■ **WHAT THE TASK REQUIRES**
Without the pictures, output the lines of the material from the very first through the one that holds "20.7, 10.6, 20.9]".
━━━━━━━━━━
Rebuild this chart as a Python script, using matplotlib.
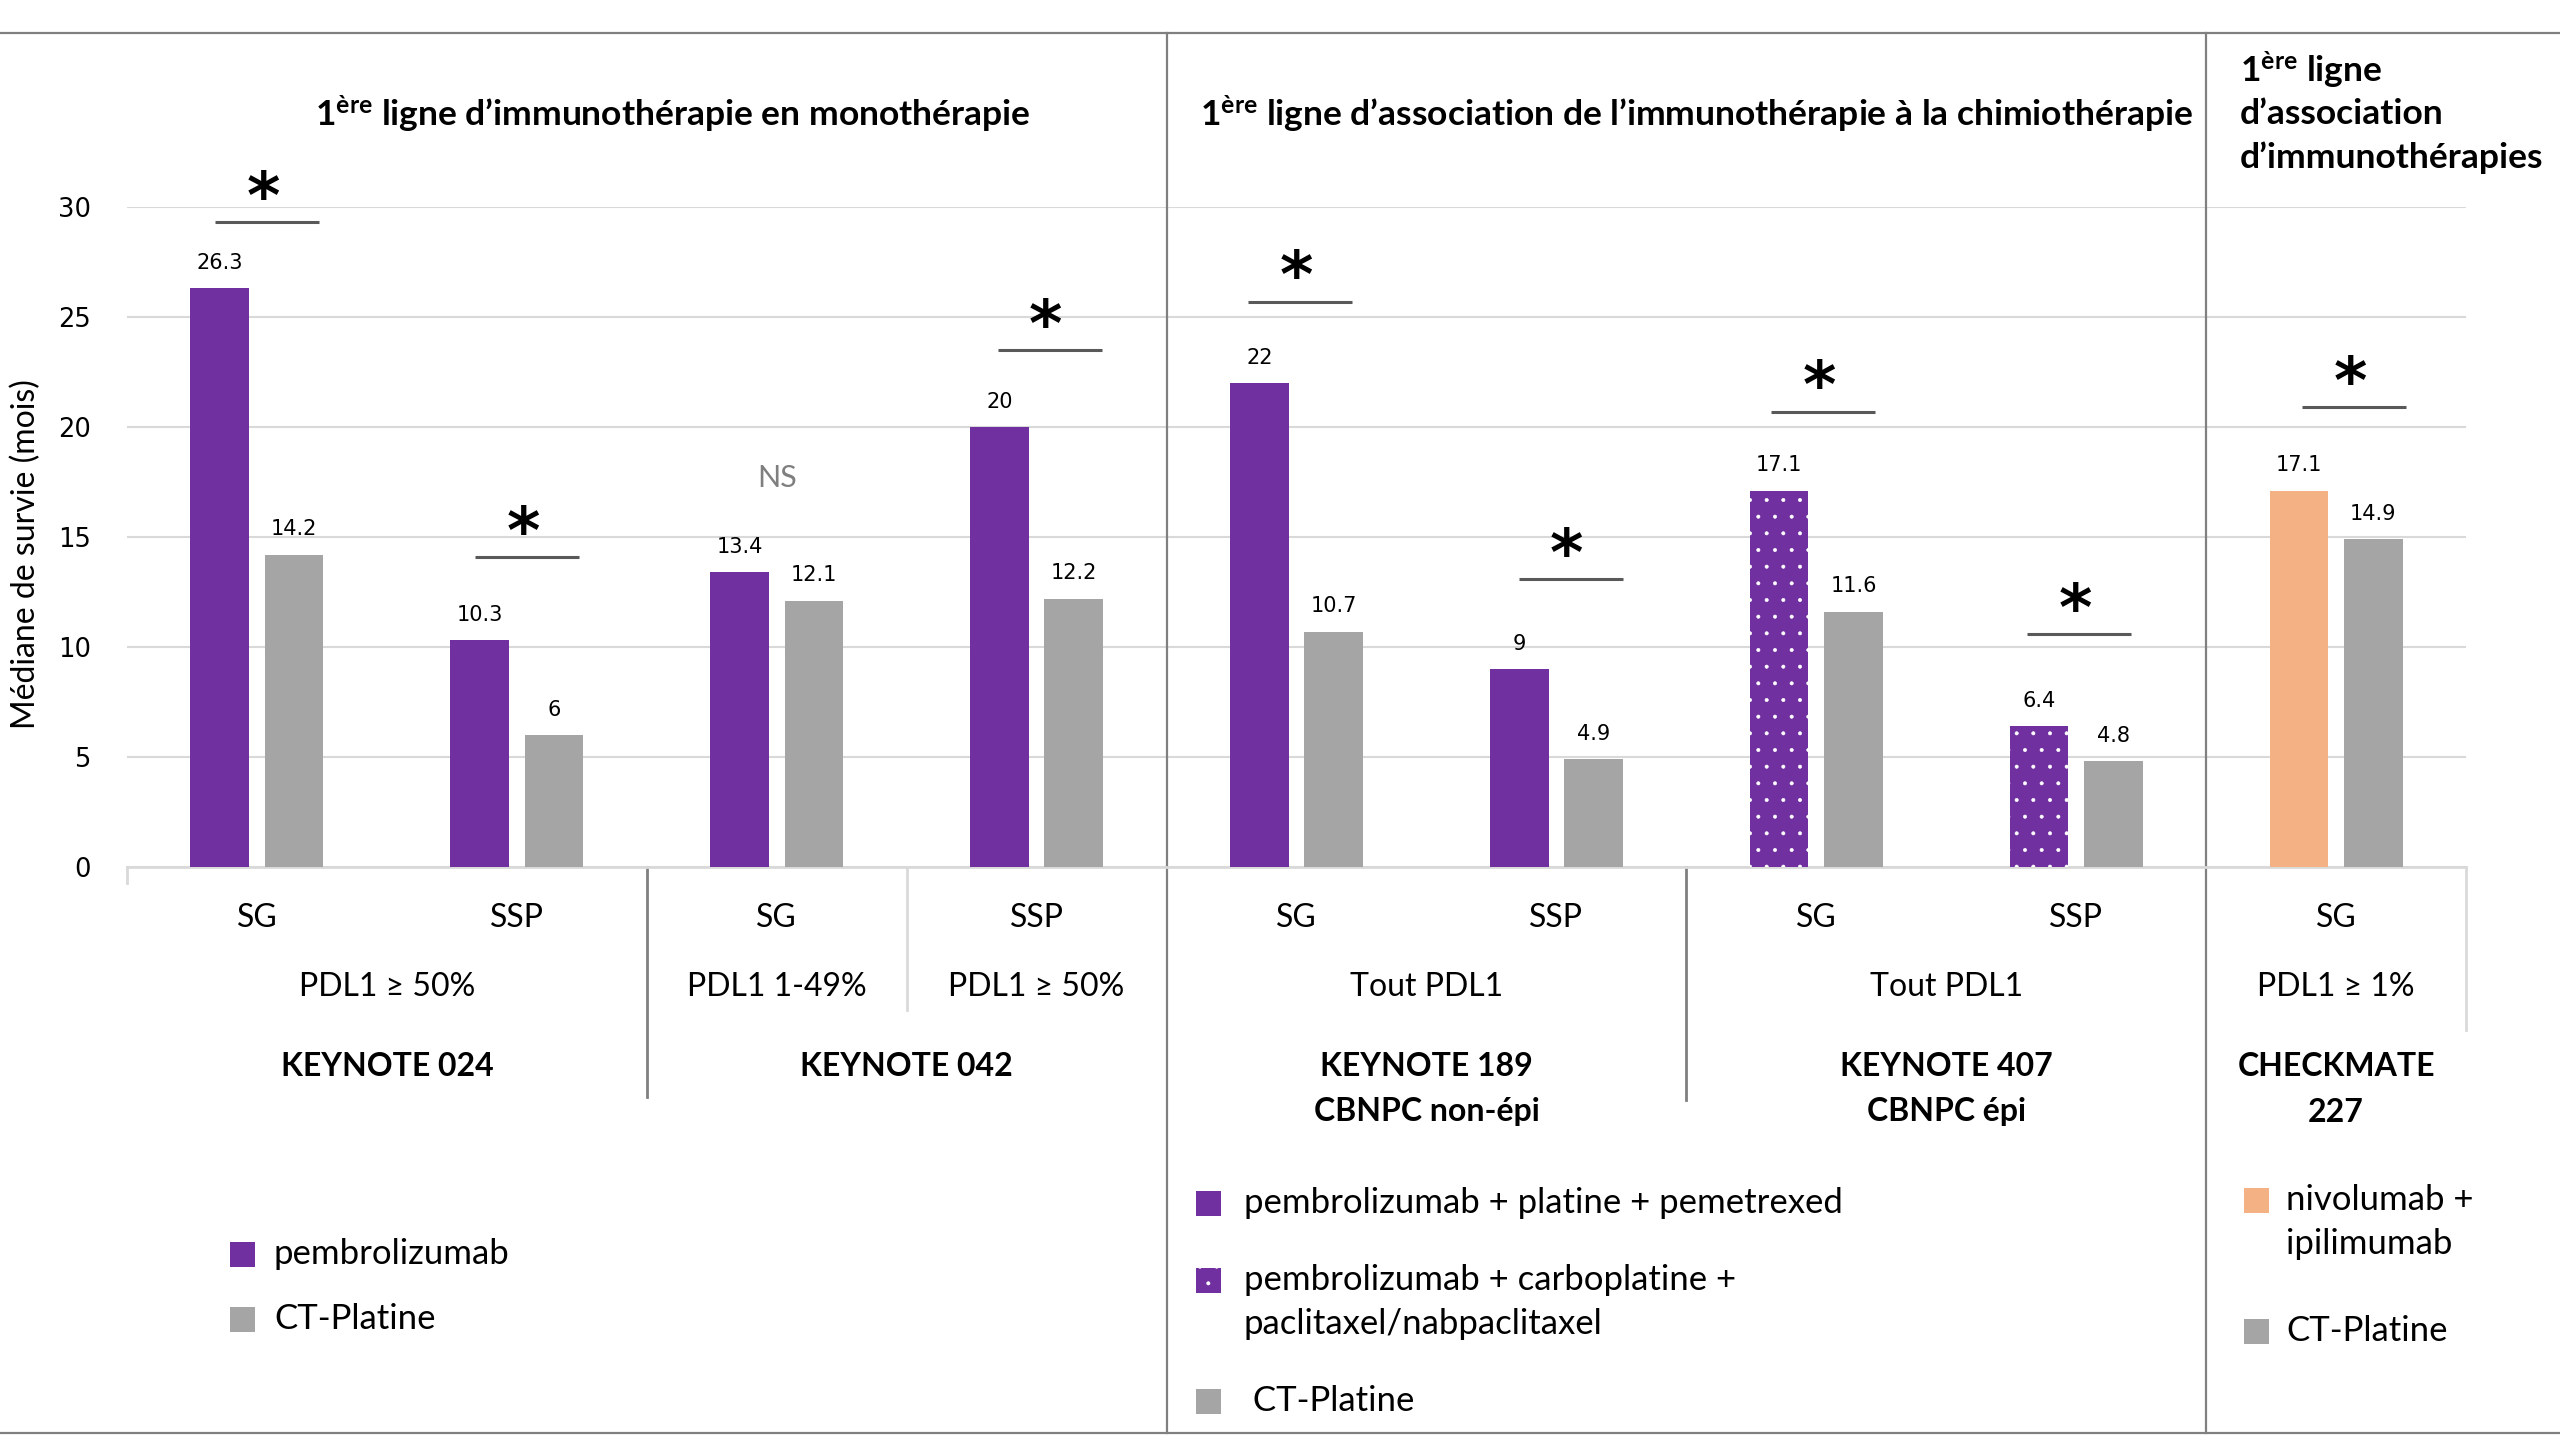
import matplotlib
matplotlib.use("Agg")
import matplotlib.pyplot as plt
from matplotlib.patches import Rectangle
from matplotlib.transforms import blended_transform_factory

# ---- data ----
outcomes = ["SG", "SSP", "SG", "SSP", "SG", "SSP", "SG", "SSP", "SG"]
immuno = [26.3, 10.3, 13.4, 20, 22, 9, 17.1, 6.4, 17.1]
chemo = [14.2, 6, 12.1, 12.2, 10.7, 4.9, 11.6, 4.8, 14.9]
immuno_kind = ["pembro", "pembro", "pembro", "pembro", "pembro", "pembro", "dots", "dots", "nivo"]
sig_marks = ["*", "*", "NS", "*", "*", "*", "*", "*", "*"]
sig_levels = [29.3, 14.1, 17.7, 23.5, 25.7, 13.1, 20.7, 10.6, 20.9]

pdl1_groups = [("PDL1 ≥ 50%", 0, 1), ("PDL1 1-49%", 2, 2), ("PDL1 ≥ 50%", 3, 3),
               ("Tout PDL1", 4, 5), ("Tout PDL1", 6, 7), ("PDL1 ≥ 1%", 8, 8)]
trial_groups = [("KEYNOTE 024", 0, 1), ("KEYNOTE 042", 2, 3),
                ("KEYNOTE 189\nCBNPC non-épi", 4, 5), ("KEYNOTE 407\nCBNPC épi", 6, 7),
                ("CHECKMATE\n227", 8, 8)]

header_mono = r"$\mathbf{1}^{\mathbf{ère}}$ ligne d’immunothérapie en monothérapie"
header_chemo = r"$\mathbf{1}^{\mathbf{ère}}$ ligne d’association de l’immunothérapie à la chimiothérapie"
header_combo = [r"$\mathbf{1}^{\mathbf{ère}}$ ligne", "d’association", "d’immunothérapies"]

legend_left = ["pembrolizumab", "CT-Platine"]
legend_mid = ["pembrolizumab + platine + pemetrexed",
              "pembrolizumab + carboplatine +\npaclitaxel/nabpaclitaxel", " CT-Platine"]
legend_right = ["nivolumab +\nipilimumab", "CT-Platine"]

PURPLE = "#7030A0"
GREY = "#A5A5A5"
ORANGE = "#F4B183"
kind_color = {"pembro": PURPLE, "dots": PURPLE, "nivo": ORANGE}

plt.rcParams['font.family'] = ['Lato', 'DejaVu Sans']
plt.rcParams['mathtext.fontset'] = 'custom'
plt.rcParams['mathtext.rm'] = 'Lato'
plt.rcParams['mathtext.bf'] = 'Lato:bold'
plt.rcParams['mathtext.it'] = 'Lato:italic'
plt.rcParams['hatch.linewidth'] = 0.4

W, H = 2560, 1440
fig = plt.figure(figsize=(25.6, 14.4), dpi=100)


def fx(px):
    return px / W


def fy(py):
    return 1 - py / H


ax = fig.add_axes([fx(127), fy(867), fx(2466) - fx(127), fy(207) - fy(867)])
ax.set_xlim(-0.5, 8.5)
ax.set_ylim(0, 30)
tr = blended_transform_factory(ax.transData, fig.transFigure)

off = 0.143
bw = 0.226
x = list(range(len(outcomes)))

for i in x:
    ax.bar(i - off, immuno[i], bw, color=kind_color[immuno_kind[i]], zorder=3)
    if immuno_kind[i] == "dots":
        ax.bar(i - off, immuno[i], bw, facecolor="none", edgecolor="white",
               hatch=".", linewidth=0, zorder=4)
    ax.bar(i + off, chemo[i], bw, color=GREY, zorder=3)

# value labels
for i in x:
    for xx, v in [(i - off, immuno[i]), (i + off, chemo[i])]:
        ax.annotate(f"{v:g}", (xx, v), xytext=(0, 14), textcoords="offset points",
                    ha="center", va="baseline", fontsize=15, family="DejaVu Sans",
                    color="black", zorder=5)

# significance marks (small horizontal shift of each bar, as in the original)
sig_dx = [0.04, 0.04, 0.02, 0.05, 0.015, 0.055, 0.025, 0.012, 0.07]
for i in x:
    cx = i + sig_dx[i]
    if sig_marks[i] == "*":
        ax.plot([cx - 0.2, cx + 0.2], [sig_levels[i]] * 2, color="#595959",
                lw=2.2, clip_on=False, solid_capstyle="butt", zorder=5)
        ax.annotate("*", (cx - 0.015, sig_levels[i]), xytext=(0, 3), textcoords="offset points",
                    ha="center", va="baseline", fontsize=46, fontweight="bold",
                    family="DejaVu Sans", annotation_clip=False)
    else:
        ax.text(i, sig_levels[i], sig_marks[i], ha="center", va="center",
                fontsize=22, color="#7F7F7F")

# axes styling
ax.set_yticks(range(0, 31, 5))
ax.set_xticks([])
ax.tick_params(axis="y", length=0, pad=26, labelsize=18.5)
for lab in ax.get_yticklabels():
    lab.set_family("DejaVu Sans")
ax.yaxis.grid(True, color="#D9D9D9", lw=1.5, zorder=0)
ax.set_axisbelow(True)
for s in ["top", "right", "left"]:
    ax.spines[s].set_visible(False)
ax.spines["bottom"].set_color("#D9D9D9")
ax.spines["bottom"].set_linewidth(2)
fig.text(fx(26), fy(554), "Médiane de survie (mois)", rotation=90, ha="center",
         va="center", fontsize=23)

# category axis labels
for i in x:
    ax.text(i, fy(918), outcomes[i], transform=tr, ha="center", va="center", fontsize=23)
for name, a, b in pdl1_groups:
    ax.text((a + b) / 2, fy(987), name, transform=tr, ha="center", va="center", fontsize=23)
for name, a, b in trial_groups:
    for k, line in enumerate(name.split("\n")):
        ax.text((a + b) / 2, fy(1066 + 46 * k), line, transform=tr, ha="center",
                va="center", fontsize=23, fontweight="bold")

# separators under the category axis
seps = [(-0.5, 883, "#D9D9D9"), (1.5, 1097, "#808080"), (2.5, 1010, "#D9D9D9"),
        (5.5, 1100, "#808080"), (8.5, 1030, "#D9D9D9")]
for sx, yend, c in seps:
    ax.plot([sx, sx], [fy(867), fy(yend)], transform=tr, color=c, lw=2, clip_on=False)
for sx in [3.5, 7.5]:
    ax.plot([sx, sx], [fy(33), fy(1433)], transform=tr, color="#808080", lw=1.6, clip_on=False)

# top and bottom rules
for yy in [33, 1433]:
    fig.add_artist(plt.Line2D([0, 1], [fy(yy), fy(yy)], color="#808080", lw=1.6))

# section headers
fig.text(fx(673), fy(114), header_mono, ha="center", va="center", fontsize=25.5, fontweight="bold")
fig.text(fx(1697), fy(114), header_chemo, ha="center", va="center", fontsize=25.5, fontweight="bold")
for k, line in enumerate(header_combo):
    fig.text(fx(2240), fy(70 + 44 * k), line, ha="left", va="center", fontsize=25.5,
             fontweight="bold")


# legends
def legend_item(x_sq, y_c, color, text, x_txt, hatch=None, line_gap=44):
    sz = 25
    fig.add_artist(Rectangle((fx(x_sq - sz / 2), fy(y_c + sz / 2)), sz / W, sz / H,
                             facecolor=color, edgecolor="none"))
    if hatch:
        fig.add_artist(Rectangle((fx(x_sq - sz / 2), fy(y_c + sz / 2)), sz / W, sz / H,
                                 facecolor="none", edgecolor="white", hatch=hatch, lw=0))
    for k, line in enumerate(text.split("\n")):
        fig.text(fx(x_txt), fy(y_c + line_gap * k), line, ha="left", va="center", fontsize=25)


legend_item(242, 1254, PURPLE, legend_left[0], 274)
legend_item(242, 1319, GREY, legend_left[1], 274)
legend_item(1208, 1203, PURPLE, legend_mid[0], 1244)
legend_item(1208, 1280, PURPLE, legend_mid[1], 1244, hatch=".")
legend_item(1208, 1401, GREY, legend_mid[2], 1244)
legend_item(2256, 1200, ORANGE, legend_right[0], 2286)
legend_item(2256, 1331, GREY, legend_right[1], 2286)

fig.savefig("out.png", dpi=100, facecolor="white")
━━━━━━━━━━
■ **EXERCISE ANSWER**
Rebuild this chart as a Python script, using matplotlib.
import matplotlib
matplotlib.use("Agg")
import matplotlib.pyplot as plt
from matplotlib.patches import Rectangle
from matplotlib.transforms import blended_transform_factory

# ---- data ----
outcomes = ["SG", "SSP", "SG", "SSP", "SG", "SSP", "SG", "SSP", "SG"]
immuno = [26.3, 10.3, 13.4, 20, 22, 9, 17.1, 6.4, 17.1]
chemo = [14.2, 6, 12.1, 12.2, 10.7, 4.9, 11.6, 4.8, 14.9]
immuno_kind = ["pembro", "pembro", "pembro", "pembro", "pembro", "pembro", "dots", "dots", "nivo"]
sig_marks = ["*", "*", "NS", "*", "*", "*", "*", "*", "*"]
sig_levels = [29.3, 14.1, 17.7, 23.5, 25.7, 13.1, 20.7, 10.6, 20.9]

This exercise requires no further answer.